Items from a dataset:
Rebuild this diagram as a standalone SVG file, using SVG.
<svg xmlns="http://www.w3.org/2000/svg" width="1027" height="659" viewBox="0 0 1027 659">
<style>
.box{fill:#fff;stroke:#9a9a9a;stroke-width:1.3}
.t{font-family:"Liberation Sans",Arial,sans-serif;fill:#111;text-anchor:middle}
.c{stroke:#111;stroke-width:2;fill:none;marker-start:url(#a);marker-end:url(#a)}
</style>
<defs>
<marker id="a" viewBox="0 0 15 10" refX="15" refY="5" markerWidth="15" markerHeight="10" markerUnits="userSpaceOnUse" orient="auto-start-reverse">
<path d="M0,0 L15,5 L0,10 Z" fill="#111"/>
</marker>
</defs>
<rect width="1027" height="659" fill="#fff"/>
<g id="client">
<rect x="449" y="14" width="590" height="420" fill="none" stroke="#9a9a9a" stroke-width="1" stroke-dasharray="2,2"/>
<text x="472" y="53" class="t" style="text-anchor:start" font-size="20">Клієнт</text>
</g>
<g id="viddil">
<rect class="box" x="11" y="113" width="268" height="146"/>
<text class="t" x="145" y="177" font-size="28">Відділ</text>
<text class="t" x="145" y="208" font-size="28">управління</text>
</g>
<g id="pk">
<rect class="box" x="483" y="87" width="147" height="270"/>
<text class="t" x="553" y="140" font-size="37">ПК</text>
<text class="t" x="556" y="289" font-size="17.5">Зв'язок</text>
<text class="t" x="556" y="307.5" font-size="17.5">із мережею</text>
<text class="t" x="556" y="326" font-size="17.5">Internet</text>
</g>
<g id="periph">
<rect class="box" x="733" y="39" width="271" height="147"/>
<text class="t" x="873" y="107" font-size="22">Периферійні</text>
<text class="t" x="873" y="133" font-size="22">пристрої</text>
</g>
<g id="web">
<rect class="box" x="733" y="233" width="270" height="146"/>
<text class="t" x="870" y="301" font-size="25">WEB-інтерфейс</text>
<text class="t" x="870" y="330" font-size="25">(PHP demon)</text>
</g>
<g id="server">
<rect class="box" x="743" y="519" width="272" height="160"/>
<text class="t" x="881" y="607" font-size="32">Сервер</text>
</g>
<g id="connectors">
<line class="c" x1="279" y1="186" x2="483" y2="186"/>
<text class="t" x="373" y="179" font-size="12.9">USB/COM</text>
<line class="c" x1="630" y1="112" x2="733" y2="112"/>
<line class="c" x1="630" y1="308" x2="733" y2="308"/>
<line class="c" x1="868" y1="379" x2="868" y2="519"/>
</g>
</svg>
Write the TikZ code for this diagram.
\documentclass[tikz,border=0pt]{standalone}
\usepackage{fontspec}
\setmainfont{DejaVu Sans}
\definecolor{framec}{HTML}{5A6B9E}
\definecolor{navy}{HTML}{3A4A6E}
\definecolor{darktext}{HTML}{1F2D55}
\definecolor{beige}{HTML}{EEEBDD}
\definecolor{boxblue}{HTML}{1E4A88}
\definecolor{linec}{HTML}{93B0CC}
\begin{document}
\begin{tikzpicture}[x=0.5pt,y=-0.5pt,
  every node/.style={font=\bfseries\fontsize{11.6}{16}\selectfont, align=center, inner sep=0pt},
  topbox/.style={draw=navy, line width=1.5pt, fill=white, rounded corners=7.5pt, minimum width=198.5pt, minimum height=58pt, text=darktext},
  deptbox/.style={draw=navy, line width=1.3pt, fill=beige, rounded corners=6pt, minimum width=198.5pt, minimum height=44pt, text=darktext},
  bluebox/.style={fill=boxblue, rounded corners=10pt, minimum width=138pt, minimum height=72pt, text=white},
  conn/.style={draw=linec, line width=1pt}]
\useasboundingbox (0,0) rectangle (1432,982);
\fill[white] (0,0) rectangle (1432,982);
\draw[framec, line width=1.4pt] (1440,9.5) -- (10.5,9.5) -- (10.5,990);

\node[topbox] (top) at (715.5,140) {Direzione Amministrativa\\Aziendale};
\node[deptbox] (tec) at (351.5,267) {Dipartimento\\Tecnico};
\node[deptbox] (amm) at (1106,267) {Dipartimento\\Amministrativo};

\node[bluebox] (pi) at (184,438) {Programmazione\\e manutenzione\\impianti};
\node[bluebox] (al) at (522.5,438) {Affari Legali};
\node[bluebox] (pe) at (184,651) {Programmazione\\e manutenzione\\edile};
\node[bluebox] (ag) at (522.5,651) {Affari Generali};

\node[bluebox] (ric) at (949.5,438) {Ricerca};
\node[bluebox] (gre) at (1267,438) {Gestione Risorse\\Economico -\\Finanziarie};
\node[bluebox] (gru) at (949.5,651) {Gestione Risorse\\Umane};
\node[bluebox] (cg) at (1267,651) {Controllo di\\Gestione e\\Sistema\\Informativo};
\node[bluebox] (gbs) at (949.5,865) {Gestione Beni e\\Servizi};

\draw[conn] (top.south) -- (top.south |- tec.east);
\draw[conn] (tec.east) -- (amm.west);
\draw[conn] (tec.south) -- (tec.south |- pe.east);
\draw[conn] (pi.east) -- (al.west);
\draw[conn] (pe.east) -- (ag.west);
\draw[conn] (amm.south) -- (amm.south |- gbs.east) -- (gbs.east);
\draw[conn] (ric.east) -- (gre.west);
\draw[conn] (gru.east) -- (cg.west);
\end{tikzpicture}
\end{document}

▶ **OBJECTIVE**
Transcribe every entry word for word.

▶ **RESULT**
Rebuild this diagram as a standalone SVG file, using SVG.
<svg xmlns="http://www.w3.org/2000/svg" width="1027" height="659" viewBox="0 0 1027 659">
<style>
.box{fill:#fff;stroke:#9a9a9a;stroke-width:1.3}
.t{font-family:"Liberation Sans",Arial,sans-serif;fill:#111;text-anchor:middle}
.c{stroke:#111;stroke-width:2;fill:none;marker-start:url(#a);marker-end:url(#a)}
</style>
<defs>
<marker id="a" viewBox="0 0 15 10" refX="15" refY="5" markerWidth="15" markerHeight="10" markerUnits="userSpaceOnUse" orient="auto-start-reverse">
<path d="M0,0 L15,5 L0,10 Z" fill="#111"/>
</marker>
</defs>
<rect width="1027" height="659" fill="#fff"/>
<g id="client">
<rect x="449" y="14" width="590" height="420" fill="none" stroke="#9a9a9a" stroke-width="1" stroke-dasharray="2,2"/>
<text x="472" y="53" class="t" style="text-anchor:start" font-size="20">Клієнт</text>
</g>
<g id="viddil">
<rect class="box" x="11" y="113" width="268" height="146"/>
<text class="t" x="145" y="177" font-size="28">Відділ</text>
<text class="t" x="145" y="208" font-size="28">управління</text>
</g>
<g id="pk">
<rect class="box" x="483" y="87" width="147" height="270"/>
<text class="t" x="553" y="140" font-size="37">ПК</text>
<text class="t" x="556" y="289" font-size="17.5">Зв'язок</text>
<text class="t" x="556" y="307.5" font-size="17.5">із мережею</text>
<text class="t" x="556" y="326" font-size="17.5">Internet</text>
</g>
<g id="periph">
<rect class="box" x="733" y="39" width="271" height="147"/>
<text class="t" x="873" y="107" font-size="22">Периферійні</text>
<text class="t" x="873" y="133" font-size="22">пристрої</text>
</g>
<g id="web">
<rect class="box" x="733" y="233" width="270" height="146"/>
<text class="t" x="870" y="301" font-size="25">WEB-інтерфейс</text>
<text class="t" x="870" y="330" font-size="25">(PHP demon)</text>
</g>
<g id="server">
<rect class="box" x="743" y="519" width="272" height="160"/>
<text class="t" x="881" y="607" font-size="32">Сервер</text>
</g>
<g id="connectors">
<line class="c" x1="279" y1="186" x2="483" y2="186"/>
<text class="t" x="373" y="179" font-size="12.9">USB/COM</text>
<line class="c" x1="630" y1="112" x2="733" y2="112"/>
<line class="c" x1="630" y1="308" x2="733" y2="308"/>
<line class="c" x1="868" y1="379" x2="868" y2="519"/>
</g>
</svg>
Write the TikZ code for this diagram.
\documentclass[tikz,border=0pt]{standalone}
\usepackage{fontspec}
\setmainfont{DejaVu Sans}
\definecolor{framec}{HTML}{5A6B9E}
\definecolor{navy}{HTML}{3A4A6E}
\definecolor{darktext}{HTML}{1F2D55}
\definecolor{beige}{HTML}{EEEBDD}
\definecolor{boxblue}{HTML}{1E4A88}
\definecolor{linec}{HTML}{93B0CC}
\begin{document}
\begin{tikzpicture}[x=0.5pt,y=-0.5pt,
  every node/.style={font=\bfseries\fontsize{11.6}{16}\selectfont, align=center, inner sep=0pt},
  topbox/.style={draw=navy, line width=1.5pt, fill=white, rounded corners=7.5pt, minimum width=198.5pt, minimum height=58pt, text=darktext},
  deptbox/.style={draw=navy, line width=1.3pt, fill=beige, rounded corners=6pt, minimum width=198.5pt, minimum height=44pt, text=darktext},
  bluebox/.style={fill=boxblue, rounded corners=10pt, minimum width=138pt, minimum height=72pt, text=white},
  conn/.style={draw=linec, line width=1pt}]
\useasboundingbox (0,0) rectangle (1432,982);
\fill[white] (0,0) rectangle (1432,982);
\draw[framec, line width=1.4pt] (1440,9.5) -- (10.5,9.5) -- (10.5,990);

\node[topbox] (top) at (715.5,140) {Direzione Amministrativa\\Aziendale};
\node[deptbox] (tec) at (351.5,267) {Dipartimento\\Tecnico};
\node[deptbox] (amm) at (1106,267) {Dipartimento\\Amministrativo};

\node[bluebox] (pi) at (184,438) {Programmazione\\e manutenzione\\impianti};
\node[bluebox] (al) at (522.5,438) {Affari Legali};
\node[bluebox] (pe) at (184,651) {Programmazione\\e manutenzione\\edile};
\node[bluebox] (ag) at (522.5,651) {Affari Generali};

\node[bluebox] (ric) at (949.5,438) {Ricerca};
\node[bluebox] (gre) at (1267,438) {Gestione Risorse\\Economico -\\Finanziarie};
\node[bluebox] (gru) at (949.5,651) {Gestione Risorse\\Umane};
\node[bluebox] (cg) at (1267,651) {Controllo di\\Gestione e\\Sistema\\Informativo};
\node[bluebox] (gbs) at (949.5,865) {Gestione Beni e\\Servizi};

\draw[conn] (top.south) -- (top.south |- tec.east);
\draw[conn] (tec.east) -- (amm.west);
\draw[conn] (tec.south) -- (tec.south |- pe.east);
\draw[conn] (pi.east) -- (al.west);
\draw[conn] (pe.east) -- (ag.west);
\draw[conn] (amm.south) -- (amm.south |- gbs.east) -- (gbs.east);
\draw[conn] (ric.east) -- (gre.west);
\draw[conn] (gru.east) -- (cg.west);
\end{tikzpicture}
\end{document}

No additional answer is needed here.